SET EXERCISE: The lines from the top of the material below through the line containing "base = alt.Chart(df)" are to be printed exactly, with pictures omitted.

DATA BLOCK:
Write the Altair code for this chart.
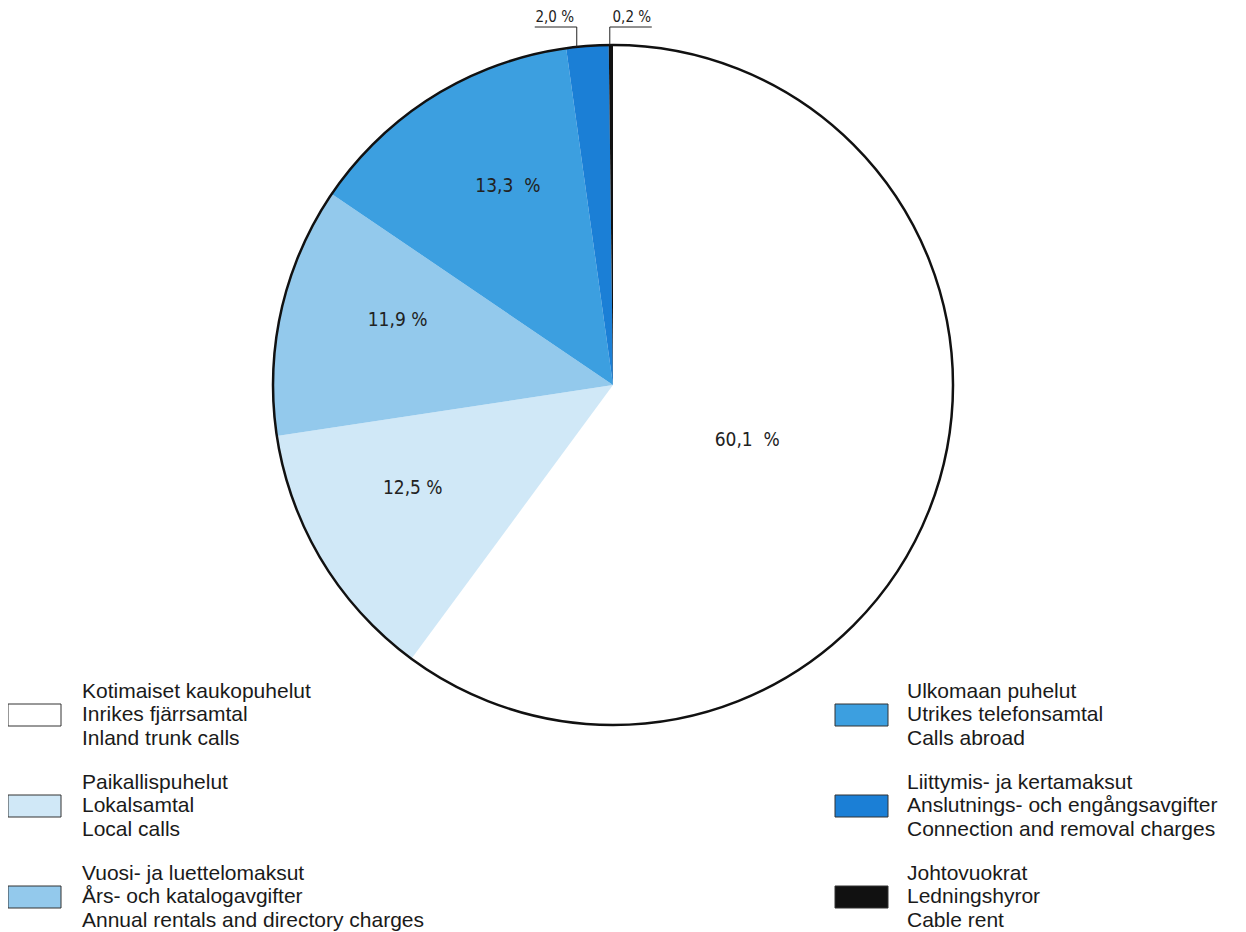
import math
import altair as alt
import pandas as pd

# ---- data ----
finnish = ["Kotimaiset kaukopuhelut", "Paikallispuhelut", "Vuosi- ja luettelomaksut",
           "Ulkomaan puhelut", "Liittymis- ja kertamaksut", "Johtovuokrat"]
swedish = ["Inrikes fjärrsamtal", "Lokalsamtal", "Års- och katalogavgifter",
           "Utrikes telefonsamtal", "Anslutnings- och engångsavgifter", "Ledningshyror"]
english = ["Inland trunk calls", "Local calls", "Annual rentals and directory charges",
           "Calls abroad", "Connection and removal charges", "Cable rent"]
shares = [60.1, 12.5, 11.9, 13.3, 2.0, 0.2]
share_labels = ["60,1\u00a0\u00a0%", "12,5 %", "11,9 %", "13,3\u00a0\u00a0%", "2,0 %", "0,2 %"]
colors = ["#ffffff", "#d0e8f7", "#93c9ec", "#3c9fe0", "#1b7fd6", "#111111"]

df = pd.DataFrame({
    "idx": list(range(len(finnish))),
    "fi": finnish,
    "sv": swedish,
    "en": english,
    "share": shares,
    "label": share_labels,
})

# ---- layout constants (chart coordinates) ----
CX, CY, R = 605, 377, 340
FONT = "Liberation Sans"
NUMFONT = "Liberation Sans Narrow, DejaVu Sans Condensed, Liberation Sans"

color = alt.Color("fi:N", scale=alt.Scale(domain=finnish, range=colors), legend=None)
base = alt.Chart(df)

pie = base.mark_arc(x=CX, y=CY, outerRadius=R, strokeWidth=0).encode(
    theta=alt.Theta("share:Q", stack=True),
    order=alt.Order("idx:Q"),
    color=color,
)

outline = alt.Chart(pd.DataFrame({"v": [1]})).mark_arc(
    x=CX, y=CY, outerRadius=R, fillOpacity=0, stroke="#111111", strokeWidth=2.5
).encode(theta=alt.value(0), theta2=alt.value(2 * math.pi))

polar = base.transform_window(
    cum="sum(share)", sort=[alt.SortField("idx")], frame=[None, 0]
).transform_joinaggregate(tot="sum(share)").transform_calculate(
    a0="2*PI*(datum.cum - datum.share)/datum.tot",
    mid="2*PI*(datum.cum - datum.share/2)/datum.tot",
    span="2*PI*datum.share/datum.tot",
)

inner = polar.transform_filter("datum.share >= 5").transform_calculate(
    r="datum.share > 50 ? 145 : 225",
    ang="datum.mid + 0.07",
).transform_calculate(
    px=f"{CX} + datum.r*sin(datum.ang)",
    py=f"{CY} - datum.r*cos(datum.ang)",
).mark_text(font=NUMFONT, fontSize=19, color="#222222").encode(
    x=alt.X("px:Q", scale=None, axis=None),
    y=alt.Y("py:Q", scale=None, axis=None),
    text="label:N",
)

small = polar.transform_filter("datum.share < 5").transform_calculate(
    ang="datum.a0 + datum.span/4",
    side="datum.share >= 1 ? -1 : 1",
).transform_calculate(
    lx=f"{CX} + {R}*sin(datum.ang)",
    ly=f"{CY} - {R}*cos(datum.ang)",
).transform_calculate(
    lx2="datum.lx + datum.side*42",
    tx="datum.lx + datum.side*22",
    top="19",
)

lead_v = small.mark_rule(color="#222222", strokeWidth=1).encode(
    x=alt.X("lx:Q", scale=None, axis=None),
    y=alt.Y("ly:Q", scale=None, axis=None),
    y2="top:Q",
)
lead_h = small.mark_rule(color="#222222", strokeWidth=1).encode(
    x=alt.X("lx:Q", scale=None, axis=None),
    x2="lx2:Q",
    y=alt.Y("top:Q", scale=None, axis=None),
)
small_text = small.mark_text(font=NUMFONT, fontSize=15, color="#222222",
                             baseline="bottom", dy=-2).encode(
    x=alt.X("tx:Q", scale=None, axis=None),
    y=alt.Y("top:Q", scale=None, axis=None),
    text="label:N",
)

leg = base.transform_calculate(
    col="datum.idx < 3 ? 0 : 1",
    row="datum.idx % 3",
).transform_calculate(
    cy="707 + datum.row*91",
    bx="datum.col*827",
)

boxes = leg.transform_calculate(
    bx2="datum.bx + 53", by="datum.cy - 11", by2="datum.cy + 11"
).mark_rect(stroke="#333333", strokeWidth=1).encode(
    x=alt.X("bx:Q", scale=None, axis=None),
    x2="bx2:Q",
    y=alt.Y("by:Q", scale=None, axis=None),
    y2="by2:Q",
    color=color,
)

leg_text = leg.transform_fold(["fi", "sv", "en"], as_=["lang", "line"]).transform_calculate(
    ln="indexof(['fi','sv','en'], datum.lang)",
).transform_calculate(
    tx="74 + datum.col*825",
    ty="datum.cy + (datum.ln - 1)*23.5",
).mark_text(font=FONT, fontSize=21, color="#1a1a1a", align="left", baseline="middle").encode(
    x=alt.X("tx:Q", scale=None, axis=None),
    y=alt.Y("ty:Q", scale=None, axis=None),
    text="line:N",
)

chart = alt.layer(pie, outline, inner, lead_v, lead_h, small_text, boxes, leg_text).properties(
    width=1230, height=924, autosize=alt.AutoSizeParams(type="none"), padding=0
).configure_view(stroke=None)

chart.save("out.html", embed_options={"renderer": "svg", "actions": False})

EXERCISE ANSWER:
Write the Altair code for this chart.
import math
import altair as alt
import pandas as pd

# ---- data ----
finnish = ["Kotimaiset kaukopuhelut", "Paikallispuhelut", "Vuosi- ja luettelomaksut",
           "Ulkomaan puhelut", "Liittymis- ja kertamaksut", "Johtovuokrat"]
swedish = ["Inrikes fjärrsamtal", "Lokalsamtal", "Års- och katalogavgifter",
           "Utrikes telefonsamtal", "Anslutnings- och engångsavgifter", "Ledningshyror"]
english = ["Inland trunk calls", "Local calls", "Annual rentals and directory charges",
           "Calls abroad", "Connection and removal charges", "Cable rent"]
shares = [60.1, 12.5, 11.9, 13.3, 2.0, 0.2]
share_labels = ["60,1\u00a0\u00a0%", "12,5 %", "11,9 %", "13,3\u00a0\u00a0%", "2,0 %", "0,2 %"]
colors = ["#ffffff", "#d0e8f7", "#93c9ec", "#3c9fe0", "#1b7fd6", "#111111"]

df = pd.DataFrame({
    "idx": list(range(len(finnish))),
    "fi": finnish,
    "sv": swedish,
    "en": english,
    "share": shares,
    "label": share_labels,
})

# ---- layout constants (chart coordinates) ----
CX, CY, R = 605, 377, 340
FONT = "Liberation Sans"
NUMFONT = "Liberation Sans Narrow, DejaVu Sans Condensed, Liberation Sans"

color = alt.Color("fi:N", scale=alt.Scale(domain=finnish, range=colors), legend=None)
base = alt.Chart(df)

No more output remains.